*TASK TO COMPLETE:* Transcribe each line of the records below exactly, excluding any embedded images.

•••

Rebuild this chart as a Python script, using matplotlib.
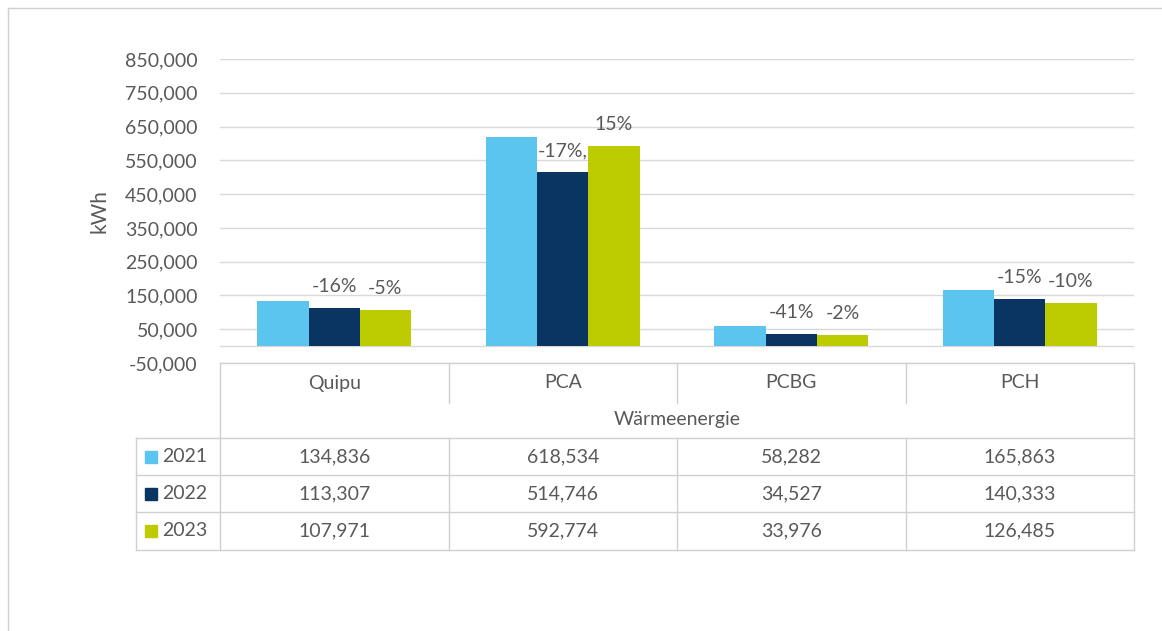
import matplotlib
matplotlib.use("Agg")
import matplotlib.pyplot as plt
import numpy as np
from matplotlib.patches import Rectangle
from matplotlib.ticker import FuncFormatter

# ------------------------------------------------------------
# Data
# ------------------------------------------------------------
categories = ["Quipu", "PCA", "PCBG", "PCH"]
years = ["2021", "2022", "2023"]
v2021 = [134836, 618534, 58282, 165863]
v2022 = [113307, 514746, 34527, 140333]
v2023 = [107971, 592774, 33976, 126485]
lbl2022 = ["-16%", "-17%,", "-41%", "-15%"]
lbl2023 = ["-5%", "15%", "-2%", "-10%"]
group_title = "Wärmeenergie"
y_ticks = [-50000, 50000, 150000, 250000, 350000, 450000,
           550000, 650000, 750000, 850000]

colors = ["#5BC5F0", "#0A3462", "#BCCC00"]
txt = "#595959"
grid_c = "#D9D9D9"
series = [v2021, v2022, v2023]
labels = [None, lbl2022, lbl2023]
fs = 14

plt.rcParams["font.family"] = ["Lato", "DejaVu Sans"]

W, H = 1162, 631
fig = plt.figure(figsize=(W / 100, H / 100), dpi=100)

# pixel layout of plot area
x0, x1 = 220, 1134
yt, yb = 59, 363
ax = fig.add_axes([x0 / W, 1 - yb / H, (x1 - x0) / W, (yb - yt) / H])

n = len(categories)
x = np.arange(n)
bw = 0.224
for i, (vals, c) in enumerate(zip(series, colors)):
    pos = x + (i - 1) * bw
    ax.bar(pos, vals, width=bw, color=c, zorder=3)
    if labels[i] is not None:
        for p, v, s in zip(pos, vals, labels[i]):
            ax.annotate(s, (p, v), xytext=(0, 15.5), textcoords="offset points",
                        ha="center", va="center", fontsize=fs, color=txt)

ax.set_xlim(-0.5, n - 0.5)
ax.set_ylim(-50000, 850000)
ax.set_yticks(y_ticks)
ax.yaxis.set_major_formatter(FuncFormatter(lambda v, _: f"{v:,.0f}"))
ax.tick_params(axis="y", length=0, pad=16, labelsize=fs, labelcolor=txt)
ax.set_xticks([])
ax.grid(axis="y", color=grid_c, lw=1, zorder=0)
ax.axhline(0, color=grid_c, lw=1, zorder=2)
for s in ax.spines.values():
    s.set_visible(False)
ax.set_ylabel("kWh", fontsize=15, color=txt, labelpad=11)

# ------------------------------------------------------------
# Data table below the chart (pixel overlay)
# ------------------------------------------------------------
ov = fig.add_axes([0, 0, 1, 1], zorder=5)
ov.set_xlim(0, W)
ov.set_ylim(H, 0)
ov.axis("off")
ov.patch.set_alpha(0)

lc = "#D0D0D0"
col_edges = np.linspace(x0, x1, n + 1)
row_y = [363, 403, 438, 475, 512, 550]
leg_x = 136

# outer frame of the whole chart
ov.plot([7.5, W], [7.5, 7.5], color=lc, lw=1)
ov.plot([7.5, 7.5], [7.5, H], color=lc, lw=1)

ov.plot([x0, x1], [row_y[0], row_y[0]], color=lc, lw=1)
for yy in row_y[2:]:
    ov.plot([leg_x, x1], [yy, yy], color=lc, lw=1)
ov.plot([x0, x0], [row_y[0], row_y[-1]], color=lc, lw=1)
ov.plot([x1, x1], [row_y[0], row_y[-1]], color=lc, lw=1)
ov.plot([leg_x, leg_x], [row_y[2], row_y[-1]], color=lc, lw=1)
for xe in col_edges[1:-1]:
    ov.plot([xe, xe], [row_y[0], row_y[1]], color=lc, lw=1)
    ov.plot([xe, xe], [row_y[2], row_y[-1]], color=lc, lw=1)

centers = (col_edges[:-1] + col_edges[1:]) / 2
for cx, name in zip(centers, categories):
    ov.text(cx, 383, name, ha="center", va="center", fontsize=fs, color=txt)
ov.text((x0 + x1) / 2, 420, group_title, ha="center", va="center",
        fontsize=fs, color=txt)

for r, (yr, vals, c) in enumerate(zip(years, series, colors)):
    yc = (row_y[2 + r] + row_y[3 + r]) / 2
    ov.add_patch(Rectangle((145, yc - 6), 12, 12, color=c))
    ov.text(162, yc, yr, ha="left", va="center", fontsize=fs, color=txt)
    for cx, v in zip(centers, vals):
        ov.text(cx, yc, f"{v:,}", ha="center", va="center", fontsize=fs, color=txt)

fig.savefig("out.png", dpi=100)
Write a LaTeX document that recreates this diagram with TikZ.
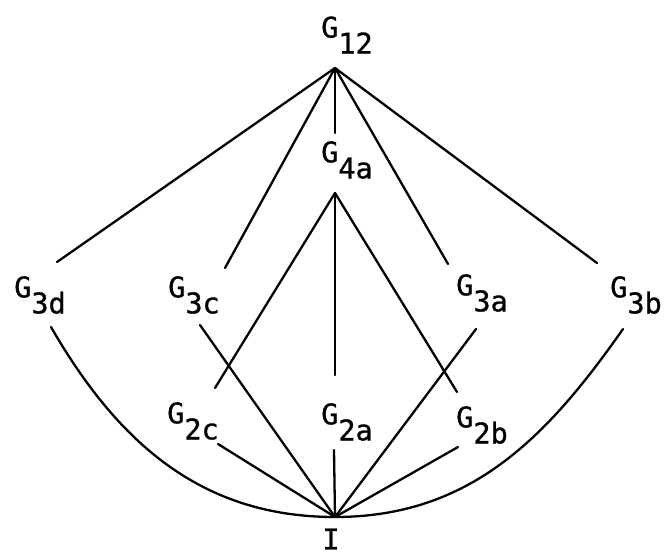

•••

*WRITTEN ANSWER:*
Rebuild this chart as a Python script, using matplotlib.
import matplotlib
matplotlib.use("Agg")
import matplotlib.pyplot as plt
import numpy as np
from matplotlib.patches import Rectangle
from matplotlib.ticker import FuncFormatter

# ------------------------------------------------------------
# Data
# ------------------------------------------------------------
categories = ["Quipu", "PCA", "PCBG", "PCH"]
years = ["2021", "2022", "2023"]
v2021 = [134836, 618534, 58282, 165863]
v2022 = [113307, 514746, 34527, 140333]
v2023 = [107971, 592774, 33976, 126485]
lbl2022 = ["-16%", "-17%,", "-41%", "-15%"]
lbl2023 = ["-5%", "15%", "-2%", "-10%"]
group_title = "Wärmeenergie"
y_ticks = [-50000, 50000, 150000, 250000, 350000, 450000,
           550000, 650000, 750000, 850000]

colors = ["#5BC5F0", "#0A3462", "#BCCC00"]
txt = "#595959"
grid_c = "#D9D9D9"
series = [v2021, v2022, v2023]
labels = [None, lbl2022, lbl2023]
fs = 14

plt.rcParams["font.family"] = ["Lato", "DejaVu Sans"]

W, H = 1162, 631
fig = plt.figure(figsize=(W / 100, H / 100), dpi=100)

# pixel layout of plot area
x0, x1 = 220, 1134
yt, yb = 59, 363
ax = fig.add_axes([x0 / W, 1 - yb / H, (x1 - x0) / W, (yb - yt) / H])

n = len(categories)
x = np.arange(n)
bw = 0.224
for i, (vals, c) in enumerate(zip(series, colors)):
    pos = x + (i - 1) * bw
    ax.bar(pos, vals, width=bw, color=c, zorder=3)
    if labels[i] is not None:
        for p, v, s in zip(pos, vals, labels[i]):
            ax.annotate(s, (p, v), xytext=(0, 15.5), textcoords="offset points",
                        ha="center", va="center", fontsize=fs, color=txt)

ax.set_xlim(-0.5, n - 0.5)
ax.set_ylim(-50000, 850000)
ax.set_yticks(y_ticks)
ax.yaxis.set_major_formatter(FuncFormatter(lambda v, _: f"{v:,.0f}"))
ax.tick_params(axis="y", length=0, pad=16, labelsize=fs, labelcolor=txt)
ax.set_xticks([])
ax.grid(axis="y", color=grid_c, lw=1, zorder=0)
ax.axhline(0, color=grid_c, lw=1, zorder=2)
for s in ax.spines.values():
    s.set_visible(False)
ax.set_ylabel("kWh", fontsize=15, color=txt, labelpad=11)

# ------------------------------------------------------------
# Data table below the chart (pixel overlay)
# ------------------------------------------------------------
ov = fig.add_axes([0, 0, 1, 1], zorder=5)
ov.set_xlim(0, W)
ov.set_ylim(H, 0)
ov.axis("off")
ov.patch.set_alpha(0)

lc = "#D0D0D0"
col_edges = np.linspace(x0, x1, n + 1)
row_y = [363, 403, 438, 475, 512, 550]
leg_x = 136

# outer frame of the whole chart
ov.plot([7.5, W], [7.5, 7.5], color=lc, lw=1)
ov.plot([7.5, 7.5], [7.5, H], color=lc, lw=1)

ov.plot([x0, x1], [row_y[0], row_y[0]], color=lc, lw=1)
for yy in row_y[2:]:
    ov.plot([leg_x, x1], [yy, yy], color=lc, lw=1)
ov.plot([x0, x0], [row_y[0], row_y[-1]], color=lc, lw=1)
ov.plot([x1, x1], [row_y[0], row_y[-1]], color=lc, lw=1)
ov.plot([leg_x, leg_x], [row_y[2], row_y[-1]], color=lc, lw=1)
for xe in col_edges[1:-1]:
    ov.plot([xe, xe], [row_y[0], row_y[1]], color=lc, lw=1)
    ov.plot([xe, xe], [row_y[2], row_y[-1]], color=lc, lw=1)

centers = (col_edges[:-1] + col_edges[1:]) / 2
for cx, name in zip(centers, categories):
    ov.text(cx, 383, name, ha="center", va="center", fontsize=fs, color=txt)
ov.text((x0 + x1) / 2, 420, group_title, ha="center", va="center",
        fontsize=fs, color=txt)

for r, (yr, vals, c) in enumerate(zip(years, series, colors)):
    yc = (row_y[2 + r] + row_y[3 + r]) / 2
    ov.add_patch(Rectangle((145, yc - 6), 12, 12, color=c))
    ov.text(162, yc, yr, ha="left", va="center", fontsize=fs, color=txt)
    for cx, v in zip(centers, vals):
        ov.text(cx, yc, f"{v:,}", ha="center", va="center", fontsize=fs, color=txt)

fig.savefig("out.png", dpi=100)
Write a LaTeX document that recreates this diagram with TikZ.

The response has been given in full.